===== DATA RECORDS

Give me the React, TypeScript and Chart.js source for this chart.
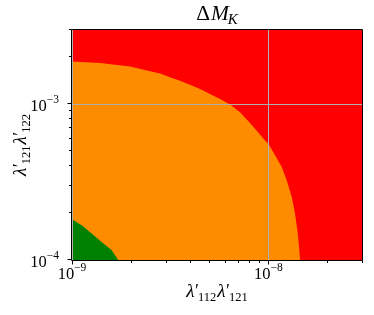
import React, { useEffect, useRef } from 'react';
import { Chart, registerables } from 'chart.js';

Chart.register(...registerables);

// Axis limits
const xMin = 1e-9;
const xMax = 3e-8;
const yMin = 1e-4;
const yMax = 3e-3;

// Ticks
const xMajorTicks = [1e-9, 1e-8];
const xMajorExps = ['−9', '−8'];
const xMinorTicks = [2e-9, 3e-9, 4e-9, 5e-9, 6e-9, 7e-9, 8e-9, 9e-9, 2e-8, 3e-8];
const yMajorTicks = [1e-4, 1e-3];
const yMajorExps = ['−4', '−3'];
const yMinorTicks = [2e-4, 3e-4, 4e-4, 5e-4, 6e-4, 7e-4, 8e-4, 9e-4, 2e-3, 3e-3];

// Region boundaries
const orangeX = [1.0e-9, 1.389e-9, 1.975e-9, 2.497e-9, 2.808e-9, 3.157e-9, 3.55e-9, 3.992e-9, 4.487e-9, 5.047e-9, 5.675e-9, 6.381e-9, 7.175e-9, 8.069e-9, 8.554e-9, 9.62e-9, 1.0e-8, 1.082e-8, 1.17e-8, 1.241e-8, 1.316e-8, 1.368e-8, 1.412e-8, 1.434e-8, 1.45e-8];
const orangeY = [1.884e-3, 1.841e-3, 1.751e-3, 1.631e-3, 1.576e-3, 1.489e-3, 1.418e-3, 1.337e-3, 1.255e-3, 1.166e-3, 1.083e-3, 9.96e-4, 8.89e-4, 7.58e-4, 6.96e-4, 5.86e-4, 5.58e-4, 4.7e-4, 3.95e-4, 3.25e-4, 2.54e-4, 1.99e-4, 1.48e-4, 1.216e-4, 1.0e-4];
const greenX = [1.0e-9, 1.12e-9, 1.26e-9, 1.41e-9, 1.59e-9, 1.72e-9];
const greenY = [1.83e-4, 1.67e-4, 1.48e-4, 1.31e-4, 1.16e-4, 1.0e-4];
const redX = [xMin, xMax];
const redY = [yMax, yMax];

const zip = (xs: number[], ys: number[]) => xs.map((x, i) => ({ x, y: ys[i] }));

const SERIF = '"Liberation Serif", "DejaVu Serif", serif';

type Seg = { t: string; f: string; dy?: number; dx?: number };

function segsWidth(ctx: CanvasRenderingContext2D, segs: Seg[]) {
  let w = 0;
  for (const s of segs) {
    ctx.font = s.f;
    w += ctx.measureText(s.t).width + (s.dx || 0);
  }
  return w;
}

function drawSegs(ctx: CanvasRenderingContext2D, segs: Seg[], x: number, y: number, align: 'left' | 'center' | 'right') {
  const w = segsWidth(ctx, segs);
  let cx = align === 'center' ? x - w / 2 : align === 'right' ? x - w : x;
  ctx.textAlign = 'left';
  ctx.textBaseline = 'alphabetic';
  for (const s of segs) {
    ctx.font = s.f;
    cx += s.dx || 0;
    ctx.fillText(s.t, cx, y + (s.dy || 0));
    cx += ctx.measureText(s.t).width;
  }
}

const tickBase = `16.5px ${SERIF}`;
const tickSup = `11.5px ${SERIF}`;
const lamFont = `italic 19px ${SERIF}`;
const subFont = `12.5px ${SERIF}`;

function lambdaLabel(a: string, b: string): Seg[] {
  return [
    { t: 'λ', f: lamFont },
    { t: '′', f: `18px ${SERIF}`, dx: 0.5 },
    { t: a, f: subFont, dy: 4, dx: -1 },
    { t: 'λ', f: lamFont, dx: 1 },
    { t: '′', f: `18px ${SERIF}`, dx: 0.5 },
    { t: b, f: subFont, dy: 4, dx: -1 },
  ];
}

const mathPlugin = {
  id: 'mathText',
  afterDraw(chart: any) {
    const ctx: CanvasRenderingContext2D = chart.ctx;
    const xs = chart.scales.x;
    const ys = chart.scales.y;
    const { left, right, top, bottom } = chart.chartArea;
    const L = Math.round(left) - 0.5;
    const R = Math.round(right) + 0.5;
    const T = Math.round(top) - 0.5;
    const B = Math.round(bottom) + 0.5;
    ctx.save();
    ctx.strokeStyle = '#000';
    ctx.lineWidth = 1;
    ctx.beginPath();
    ctx.rect(L, T, R - L, B - T);
    ctx.stroke();

    // tick marks
    ctx.beginPath();
    const xt = (v: number, len: number) => {
      const p = Math.round(xs.getPixelForValue(v)) + 0.5;
      ctx.moveTo(p, B);
      ctx.lineTo(p, B + len);
    };
    const yt = (v: number, len: number) => {
      const p = Math.round(ys.getPixelForValue(v)) - 0.5;
      ctx.moveTo(L, p);
      ctx.lineTo(L - len, p);
    };
    xMajorTicks.forEach((v) => xt(v, 4));
    xMinorTicks.forEach((v) => xt(v, 2.5));
    yMajorTicks.forEach((v) => yt(v, 4));
    yMinorTicks.forEach((v) => yt(v, 2.5));
    ctx.stroke();

    ctx.fillStyle = '#000';
    // x tick labels
    xMajorTicks.forEach((v, i) => {
      const p = xs.getPixelForValue(v);
      drawSegs(ctx, [
        { t: '10', f: tickBase },
        { t: xMajorExps[i], f: tickSup, dy: -8 },
      ], p, 279, 'center');
    });
    // y tick labels
    yMajorTicks.forEach((v, i) => {
      const p = ys.getPixelForValue(v);
      drawSegs(ctx, [
        { t: '10', f: tickBase },
        { t: yMajorExps[i], f: tickSup, dy: -8 },
      ], L - 12.5, p + 6.5, 'right');
    });

    const cxp = (left + right) / 2;
    const cyp = (top + bottom) / 2;
    // title
    drawSegs(ctx, [
      { t: 'Δ', f: `21.5px ${SERIF}` },
      { t: 'M', f: `italic 21.5px ${SERIF}`, dx: 1 },
      { t: 'K', f: `italic 15px ${SERIF}`, dy: 3.5, dx: -1 },
    ], cxp, 20, 'center');

    // x label
    drawSegs(ctx, lambdaLabel('112', '121'), cxp, 296.5, 'center');

    // y label
    ctx.translate(26, cyp);
    ctx.rotate(-Math.PI / 2);
    drawSegs(ctx, lambdaLabel('121', '122'), 0, 0, 'center');
    ctx.restore();
  },
};

export default function App() {
  const ref = useRef<HTMLCanvasElement | null>(null);
  useEffect(() => {
    if (!ref.current) return;
    const mkTicks = (maj: number[], min: number[]) =>
      [...maj.map((v) => ({ value: v, major: true })), ...min.map((v) => ({ value: v, major: false }))].sort(
        (a, b) => a.value - b.value
      );
    const gridColor = (c: any) => (c.tick && c.tick.major ? '#b0b0b0' : 'rgba(0,0,0,0)');
    const chart = new Chart(ref.current, {
      type: 'line',
      data: {
        datasets: [
          { label: 'green', data: zip(greenX, greenY), fill: 'start', backgroundColor: '#008000', borderColor: 'rgba(0,0,0,0)', borderWidth: 0, pointRadius: 0 },
          { label: 'orange', data: zip(orangeX, orangeY), fill: 'start', backgroundColor: '#ff8c00', borderColor: 'rgba(0,0,0,0)', borderWidth: 0, pointRadius: 0 },
          { label: 'red', data: zip(redX, redY), fill: 'start', backgroundColor: '#ff0000', borderColor: 'rgba(0,0,0,0)', borderWidth: 0, pointRadius: 0 },
        ],
      },
      options: {
        animation: false,
        responsive: false,
        events: [],
        layout: { padding: { top: 30, right: 12, left: 0, bottom: 0 } },
        plugins: { legend: { display: false }, tooltip: { enabled: false }, title: { display: false } },
        scales: {
          x: {
            type: 'logarithmic',
            min: xMin,
            max: xMax,
            bounds: 'data',
            afterBuildTicks: (s: any) => {
              s.ticks = mkTicks(xMajorTicks, xMinorTicks);
            },
            afterFit: (s: any) => {
              s.height = 55;
            },
            ticks: { display: false },
            grid: { z: 1, drawTicks: false, color: gridColor, lineWidth: 1 },
            border: { display: false },
          },
          y: {
            type: 'logarithmic',
            min: yMin,
            max: yMax,
            bounds: 'data',
            afterBuildTicks: (s: any) => {
              s.ticks = mkTicks(yMajorTicks, yMinorTicks);
            },
            afterFit: (s: any) => {
              s.width = 72;
            },
            ticks: { display: false },
            grid: { z: 1, drawTicks: false, color: gridColor, lineWidth: 1 },
            border: { display: false },
          },
        },
      } as any,
      plugins: [mathPlugin],
    });
    return () => chart.destroy();
  }, []);
  return (
    <div style={{ position: 'fixed', left: 0, top: 0, width: 374, height: 315, background: '#fff' }}>
      <canvas ref={ref} width={374} height={315} style={{ display: 'block' }} />
    </div>
  );
}
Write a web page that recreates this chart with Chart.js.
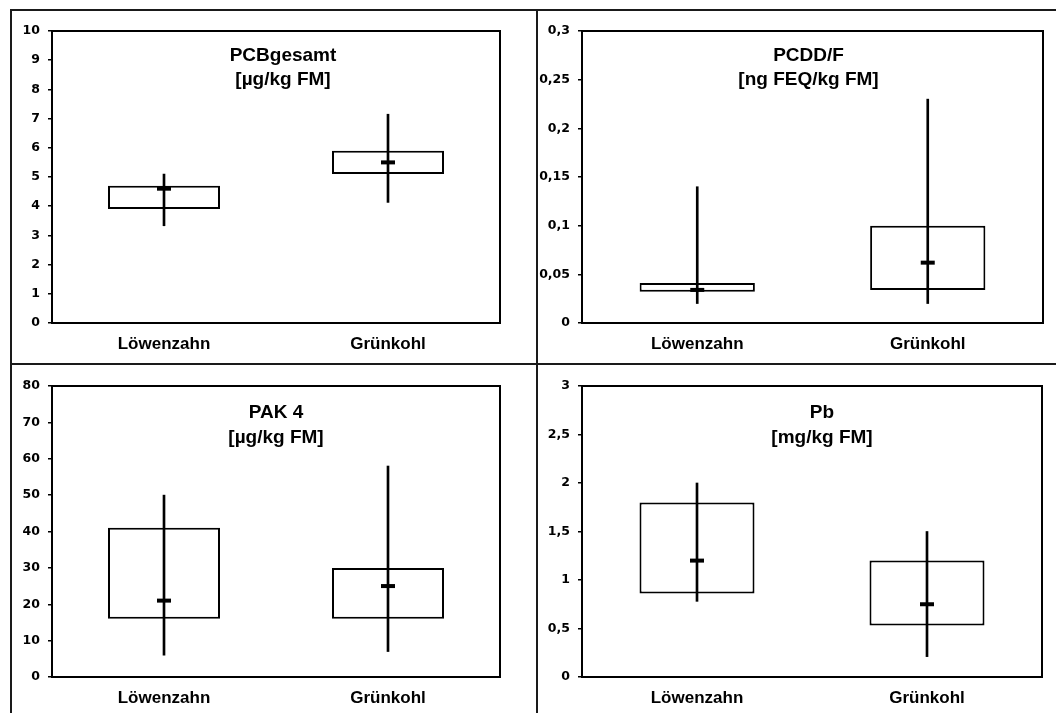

==========

### [WHAT TO WORK ON]
Within the entries above, how many lines contain "React"? Respond with the number only.

### [EXPECTED OUTPUT]
2